"Are you sure that this is supposed to be Mejillas? I ask only because I can see no sign of lobes, or indeed the comforting lump of stirrup. Now forgive me but I would have thought that patatas bravas should at the very least contain some minute traces of peruvian chili. Standards have certainly slipped around here from what I've been led to believe. Do you know who I am? Jean Christophe Blanc turns white at the mere mention of my name! I once made the Roux sisters cry too. Just because I said that their attempt at Coquille St Jacques had the exact texture and colour of congealed snail vomit. Some people just cant take constructive criticism. Take this away and bring me that poncy spic scrambled egg thing you do. And three bottles of the Riscal '82. Oh give me strength! You've got a '94 on the list! You won't foist that frost ridden much on this Englishman you filthy scarab!
Ive been hearing a lot about those whinging American screenwriters and their strike. It seems that one big bone of contention is that they are tired of directors getting a "Film by" credit plastered all over the opening titles and on advertising posters. They say that a film isnt just the work of one person and that its not fair to single out the director and pretend that they made it all by themselves. I have a small problem with this. Has anybody looked at the end credits of a film recently? Whats the first thing you notice, eh? Its that they consist of a long list of usually made up of hundreds of names. Now just how stupid do the Screenwriters Guild think that people are? Do they imagine that people walk out of the cinema thinking that all those people were just standing idly by while the director ran around like a blue-arsed fly doing all the work? Or are they just a bit miffed that nobody knows the names of any actual screenwriters any more? What might help would be for them to stop writing scripts that are so bad that they end up having to get half a dozen people in to do a stream of endless re-writes. The average film these days can have as many as four or five writers credited on it. At one time people used to do re-writes anonymously unless they substantially changed the work so much that they had to be credited. That was until the Screenwriters Guild complained and got the rules changed. So essentially theyve only got themselves to blame. Idiots!

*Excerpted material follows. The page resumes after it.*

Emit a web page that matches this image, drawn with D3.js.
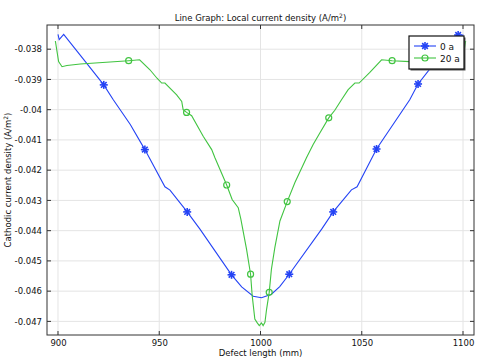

If I dont get my main course soon, Im coming in there to get it myself! Dont make me angry - you would like me when Im angry!
James Cameron has reiterated his intention to be the first filmmaker in space. He wants to visit the International Space Station and make a television series and an IMAX film about life on board. He also wants to film a space walk. So thatll be a bit like the IMAX film made by the astronauts on board Discovery a few years back then, eh? Part of which featured footage filmed during a, er space walk? Personally, Im just curious to see how he manages to fit his traditional Bill Paxton cameo appearance into the bloody thing. Actually it strikes me that outer space is rather like a James Cameron film. They both seem to go on forever and have a distinct lack of atmosphere.
Ah, at last! Now excuse me but does this look like mandibulos de cerdo to you? Does the chef actually have any experience of preparing food or does he just throw a random selection of ingredients into a pan and hope for the best?
Ive been reading about the Internet advertising campaign for the new Kubrick/Spielberg film AI. Basically its a sort of giant puzzle where you type in names from the trailer into various search sites which then point you to different fictional websites which give small clues to various aspects of the films plot. Now while this is all tremendously exciting for all the Internet nerds and gives them a break from downloading semi-naked pictures of Britney Spears - can I just throw out a small note of caution? Because it needs to be remembered that AI is a film that brings together Steven Spielberg and children. A combination that, rather like adding nitrogen to glycerine, is deadly in the wrong hands. Because let us not forget that the presence of children in a Spielberg inevitably means a gush of sentimentality and sickly, syrupy emotion. Im told that a lot of people cried at the end of ET: The Extra Terrestrial. I wouldnt know. I was too busy vomiting.
Talking of which - does this taste all right to you?"